La incapacidad de entender esta realidad de la poesía y de los significados perdidos no sólo se encuentra en la manera en que la ramplonería política ha malversado la narrativa del movimiento, sino en el desprecio absoluto al que la poesía –con la que el MPJD inicia siempre cada uno de sus discursos– ha sido sometida. A pesar de que los poemas que hemos leído hablan del sentido profundo de la vida humana y, en consecuencia, política, nadie nunca ha hecho alusión a ellos como la clave fundamental para interpretar el sentido humano al que la vida política debe conducirnos para refundar la nación. Por el contrario, se les ha desdeñado. El ejemplo más claro, por su cercanía, fueron los versos de Piedra de sol de Octavio Paz que utilizamos para iniciar nuestro diálogo con los candidatos en el Alcázar del Castillo de Chapultepec el 28 de mayo.

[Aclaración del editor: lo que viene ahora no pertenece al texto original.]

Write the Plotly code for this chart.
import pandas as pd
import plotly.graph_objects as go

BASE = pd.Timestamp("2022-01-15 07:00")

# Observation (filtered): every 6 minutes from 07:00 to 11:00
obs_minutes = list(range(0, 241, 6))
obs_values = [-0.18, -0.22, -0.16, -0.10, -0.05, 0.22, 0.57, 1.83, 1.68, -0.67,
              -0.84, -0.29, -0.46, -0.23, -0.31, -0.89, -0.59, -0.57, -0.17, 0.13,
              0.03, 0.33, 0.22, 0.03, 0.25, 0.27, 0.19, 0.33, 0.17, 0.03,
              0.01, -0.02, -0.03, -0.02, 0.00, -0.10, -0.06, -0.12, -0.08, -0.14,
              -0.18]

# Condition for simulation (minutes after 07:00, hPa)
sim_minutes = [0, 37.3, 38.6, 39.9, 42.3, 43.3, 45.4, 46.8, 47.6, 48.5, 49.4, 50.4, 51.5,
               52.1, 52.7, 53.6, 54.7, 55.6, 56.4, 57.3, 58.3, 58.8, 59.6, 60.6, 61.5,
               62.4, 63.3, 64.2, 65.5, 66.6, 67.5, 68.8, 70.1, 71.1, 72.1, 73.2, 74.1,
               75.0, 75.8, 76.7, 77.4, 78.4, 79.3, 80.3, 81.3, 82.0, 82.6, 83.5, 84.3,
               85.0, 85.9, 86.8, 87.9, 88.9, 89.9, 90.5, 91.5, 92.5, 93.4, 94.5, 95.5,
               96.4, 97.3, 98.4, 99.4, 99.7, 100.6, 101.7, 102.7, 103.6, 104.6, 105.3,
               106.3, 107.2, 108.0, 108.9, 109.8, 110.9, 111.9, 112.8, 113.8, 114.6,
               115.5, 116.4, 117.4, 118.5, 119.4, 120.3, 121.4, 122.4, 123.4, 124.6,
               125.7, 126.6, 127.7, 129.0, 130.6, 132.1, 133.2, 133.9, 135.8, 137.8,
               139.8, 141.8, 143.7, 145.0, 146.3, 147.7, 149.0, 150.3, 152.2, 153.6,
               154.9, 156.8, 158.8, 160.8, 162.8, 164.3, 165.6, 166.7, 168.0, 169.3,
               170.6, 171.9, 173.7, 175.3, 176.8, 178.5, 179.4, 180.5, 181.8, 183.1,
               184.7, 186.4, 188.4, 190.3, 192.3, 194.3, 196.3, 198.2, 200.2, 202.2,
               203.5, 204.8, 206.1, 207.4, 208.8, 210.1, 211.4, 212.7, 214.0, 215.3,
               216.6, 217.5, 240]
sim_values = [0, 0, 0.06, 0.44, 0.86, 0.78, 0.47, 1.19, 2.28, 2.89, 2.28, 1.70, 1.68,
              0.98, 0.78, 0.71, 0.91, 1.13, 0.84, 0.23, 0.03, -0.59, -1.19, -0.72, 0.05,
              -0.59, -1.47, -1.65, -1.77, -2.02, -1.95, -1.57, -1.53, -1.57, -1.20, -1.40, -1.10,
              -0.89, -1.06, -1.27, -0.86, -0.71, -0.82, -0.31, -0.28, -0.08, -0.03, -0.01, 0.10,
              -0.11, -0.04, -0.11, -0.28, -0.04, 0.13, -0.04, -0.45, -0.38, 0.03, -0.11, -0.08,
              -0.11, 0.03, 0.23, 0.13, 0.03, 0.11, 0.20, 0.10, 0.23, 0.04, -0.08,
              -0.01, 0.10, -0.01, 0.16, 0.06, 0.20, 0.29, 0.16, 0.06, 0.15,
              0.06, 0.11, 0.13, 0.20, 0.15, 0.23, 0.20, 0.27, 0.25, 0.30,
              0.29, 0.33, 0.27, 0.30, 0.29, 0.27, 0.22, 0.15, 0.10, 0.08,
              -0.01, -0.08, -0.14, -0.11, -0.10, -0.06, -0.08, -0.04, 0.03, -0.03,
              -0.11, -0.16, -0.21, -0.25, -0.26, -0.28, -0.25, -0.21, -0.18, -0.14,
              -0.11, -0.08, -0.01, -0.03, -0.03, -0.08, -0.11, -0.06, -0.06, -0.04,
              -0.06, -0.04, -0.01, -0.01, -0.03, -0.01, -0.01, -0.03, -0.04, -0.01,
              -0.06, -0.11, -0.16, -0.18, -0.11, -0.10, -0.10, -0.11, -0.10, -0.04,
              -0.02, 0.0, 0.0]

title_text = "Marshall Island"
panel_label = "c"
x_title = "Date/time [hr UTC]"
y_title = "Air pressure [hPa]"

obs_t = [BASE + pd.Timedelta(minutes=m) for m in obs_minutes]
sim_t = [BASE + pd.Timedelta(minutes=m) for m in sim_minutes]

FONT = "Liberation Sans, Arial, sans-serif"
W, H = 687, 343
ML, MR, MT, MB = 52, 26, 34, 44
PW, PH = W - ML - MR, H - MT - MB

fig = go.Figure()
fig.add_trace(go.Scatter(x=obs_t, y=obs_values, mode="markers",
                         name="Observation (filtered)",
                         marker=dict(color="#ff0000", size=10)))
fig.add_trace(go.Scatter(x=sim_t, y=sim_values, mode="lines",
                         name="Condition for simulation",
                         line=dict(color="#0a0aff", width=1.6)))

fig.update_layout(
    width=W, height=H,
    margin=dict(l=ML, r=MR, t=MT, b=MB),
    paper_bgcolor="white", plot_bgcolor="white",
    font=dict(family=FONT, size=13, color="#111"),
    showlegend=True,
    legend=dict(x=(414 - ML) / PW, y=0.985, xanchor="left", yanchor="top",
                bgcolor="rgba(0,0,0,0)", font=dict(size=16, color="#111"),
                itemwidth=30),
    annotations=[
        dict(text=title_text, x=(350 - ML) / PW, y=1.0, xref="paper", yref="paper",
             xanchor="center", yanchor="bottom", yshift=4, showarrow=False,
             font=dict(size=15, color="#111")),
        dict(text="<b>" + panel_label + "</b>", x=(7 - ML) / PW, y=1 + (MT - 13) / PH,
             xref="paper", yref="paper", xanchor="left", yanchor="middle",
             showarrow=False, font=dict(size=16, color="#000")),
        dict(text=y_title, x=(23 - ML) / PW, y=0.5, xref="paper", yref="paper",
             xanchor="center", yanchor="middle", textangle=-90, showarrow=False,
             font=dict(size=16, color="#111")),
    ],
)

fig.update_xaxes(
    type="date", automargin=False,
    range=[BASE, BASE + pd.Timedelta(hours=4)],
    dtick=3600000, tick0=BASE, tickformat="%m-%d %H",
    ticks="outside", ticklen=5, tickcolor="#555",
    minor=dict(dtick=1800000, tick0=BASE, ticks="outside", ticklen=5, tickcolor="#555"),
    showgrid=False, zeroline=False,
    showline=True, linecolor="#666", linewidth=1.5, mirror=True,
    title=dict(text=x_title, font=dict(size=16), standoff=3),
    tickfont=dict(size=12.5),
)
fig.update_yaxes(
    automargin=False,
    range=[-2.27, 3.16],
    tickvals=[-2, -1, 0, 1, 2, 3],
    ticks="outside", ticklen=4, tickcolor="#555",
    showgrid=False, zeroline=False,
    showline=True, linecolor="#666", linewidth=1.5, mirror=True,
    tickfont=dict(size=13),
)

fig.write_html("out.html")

Pese a que pertenecen a uno de los más altos poemas del siglo XX y a uno de los poetas más preocupados por la vida de la nación; pese a que revelan no sólo la realidad fracturada del poder y de la vida política de México, de los totalitarismos y de las falsas democracias; pese a que aluden al pudrimiento del Estado y de las partidocracias que cada uno de los candidatos representa –en síntesis, a los pecados que el sistema político lleva a cuestas y a los cuales pueden ponérseles nombre y apellido–; pese, incluso, a que también hablan del amor –“el mundo nace cuando dos se besan”– que rompe todo ese orden perverso del poder para reinstaurar lo humano en el centro de la vida –un profundo tema que no está ni siquiera esbozado en el imaginario de la “República amorosa” –; pese a todo eso, nadie, ni la prensa ni los articulistas de fondo ni los intelectuales, mucho menos los políticos, nadie relacionó ni ha relacionado la poesía que hemos leído con la narrativa del MPJD, con su discurso político y con la realidad de las víctimas que lo ampara.

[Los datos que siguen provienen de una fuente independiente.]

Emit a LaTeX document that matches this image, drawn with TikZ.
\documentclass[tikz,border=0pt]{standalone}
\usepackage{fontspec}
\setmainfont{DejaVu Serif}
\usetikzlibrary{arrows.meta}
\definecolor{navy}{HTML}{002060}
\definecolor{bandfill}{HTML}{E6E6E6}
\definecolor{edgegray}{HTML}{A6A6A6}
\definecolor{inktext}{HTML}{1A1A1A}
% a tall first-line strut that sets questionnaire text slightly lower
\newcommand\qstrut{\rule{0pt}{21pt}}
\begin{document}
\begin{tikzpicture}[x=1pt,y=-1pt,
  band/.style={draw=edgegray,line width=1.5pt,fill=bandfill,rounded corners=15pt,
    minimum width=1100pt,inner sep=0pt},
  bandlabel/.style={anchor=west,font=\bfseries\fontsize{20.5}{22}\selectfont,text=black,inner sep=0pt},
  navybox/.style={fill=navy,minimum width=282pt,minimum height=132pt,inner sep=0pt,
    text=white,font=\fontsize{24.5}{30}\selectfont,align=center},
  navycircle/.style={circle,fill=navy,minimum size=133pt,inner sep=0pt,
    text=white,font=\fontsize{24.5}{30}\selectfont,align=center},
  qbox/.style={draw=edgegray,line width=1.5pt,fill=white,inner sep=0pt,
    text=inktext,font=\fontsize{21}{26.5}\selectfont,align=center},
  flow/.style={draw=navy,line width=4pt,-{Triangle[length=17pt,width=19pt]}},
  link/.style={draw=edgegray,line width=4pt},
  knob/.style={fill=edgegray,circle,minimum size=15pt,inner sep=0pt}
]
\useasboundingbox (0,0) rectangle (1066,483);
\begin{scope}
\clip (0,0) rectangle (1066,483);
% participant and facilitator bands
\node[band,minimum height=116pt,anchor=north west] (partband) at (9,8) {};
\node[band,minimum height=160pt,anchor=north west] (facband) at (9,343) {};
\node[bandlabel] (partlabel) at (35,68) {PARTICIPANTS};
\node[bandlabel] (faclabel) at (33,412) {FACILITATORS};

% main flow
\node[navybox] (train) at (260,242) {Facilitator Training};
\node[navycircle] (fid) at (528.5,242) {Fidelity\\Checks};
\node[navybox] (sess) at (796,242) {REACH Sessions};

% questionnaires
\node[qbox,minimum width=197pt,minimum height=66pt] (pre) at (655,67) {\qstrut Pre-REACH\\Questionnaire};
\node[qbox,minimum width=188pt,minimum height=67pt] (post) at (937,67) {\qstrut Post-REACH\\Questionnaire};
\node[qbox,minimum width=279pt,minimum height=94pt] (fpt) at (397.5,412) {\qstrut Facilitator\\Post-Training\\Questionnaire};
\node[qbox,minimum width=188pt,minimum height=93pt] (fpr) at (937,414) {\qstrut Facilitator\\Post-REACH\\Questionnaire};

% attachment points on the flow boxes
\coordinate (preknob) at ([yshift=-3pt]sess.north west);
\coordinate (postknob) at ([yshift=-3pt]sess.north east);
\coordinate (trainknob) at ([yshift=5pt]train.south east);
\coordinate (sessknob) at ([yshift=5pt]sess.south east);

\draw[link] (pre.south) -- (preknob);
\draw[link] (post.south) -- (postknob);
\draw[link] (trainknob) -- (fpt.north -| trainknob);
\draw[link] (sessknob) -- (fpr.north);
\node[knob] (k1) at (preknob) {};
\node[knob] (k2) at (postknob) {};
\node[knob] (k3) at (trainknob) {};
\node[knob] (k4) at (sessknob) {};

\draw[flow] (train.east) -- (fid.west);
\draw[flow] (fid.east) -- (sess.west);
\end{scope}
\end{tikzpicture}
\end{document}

La poesía ya no insufla la vida política, ya no revela el ethos de un pueblo ni le restituye sus significados. Se le ha enviado a la periferia como si nunca se hubiese pronunciado. “Ninguna poesía después de Auschwitz”, dijo Adorno, y el país desde hace mucho es Auschwitz, una ciudad sitiada –diría Georges Steiner– que al perder sus significados ha perdido “el derecho a la libertad del viento y a la frescura vespertina” que habita “fuera de sus murallas”. De allí esa terrible sentencia del mismo Paz: “Cuando los significados se corrompen, las sociedades se pierden y se prostituyen”.
Rotos sus significados porque se ha ausentado de la poesía, México es, en medio de las palabras raídas de los asesinos, de la política, de las elecciones y de los medios de comunicación, un país destruido, fragmentado, abierto a la violencia, a la corrupción, a la impunidad y al nihilismo de las pasiones del crimen y de la demagogia ideológica. En un mundo así es imposible hacer oír el latido, la zozobra y la razón del sentimiento humano. “Aunque tuvieran mil palabras –escribió Karl Wolfskehl frente a la lengua alemana degradada en Belsen–: / la palabra, la palabra está muerta”.

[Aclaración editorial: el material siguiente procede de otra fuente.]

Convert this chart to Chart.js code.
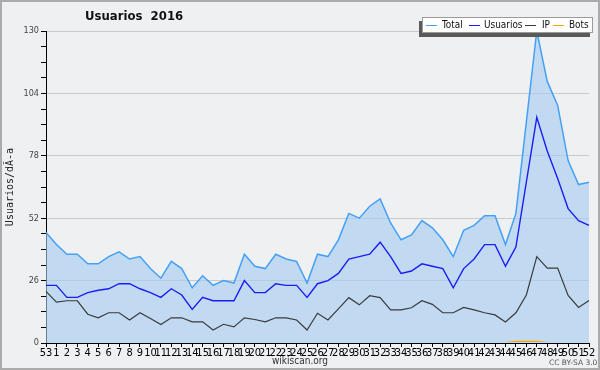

En México, como en otras partes del mundo, “el lenguaje de la política se ha contaminado de oscuridad y de locura. Ninguna mentira es tan burda que no pueda expresarse tercamente, ninguna crueldad tan abyecta que no encuentre disculpa en la charlatanería del historicismo (o de la omisión de la demagogia). Mientras no podamos devolver a las palabras en nuestros periódicos, en nuestras leyes y en nuestros actos políticos algún grado de claridad y de seriedad en su significado, más irán nuestras vidas acercándose al caos. Vendrá entonces una nueva edad oscura”, escribió Steiner. Una nueva edad que surge del estrépito de las elecciones y que anuncia que la noche del sin sentido será, para nuestra desgracia, más larga y más terrible.
Además opino que hay que respetar los Acuerdos de San Andrés, liberar a todos los zapatistas presos, derruir el Costco-CM del Casino de la Selva, esclarecer los crímenes de las asesinadas de Juárez, sacar a la Minera San Xavier del Cerro de San Pedro, liberar a todos los presos de la APPO, hacerle juicio político a Ulises Ruiz, cambiar la estrategia de seguridad y resarcir a las víctimas de la guerra de Calderón.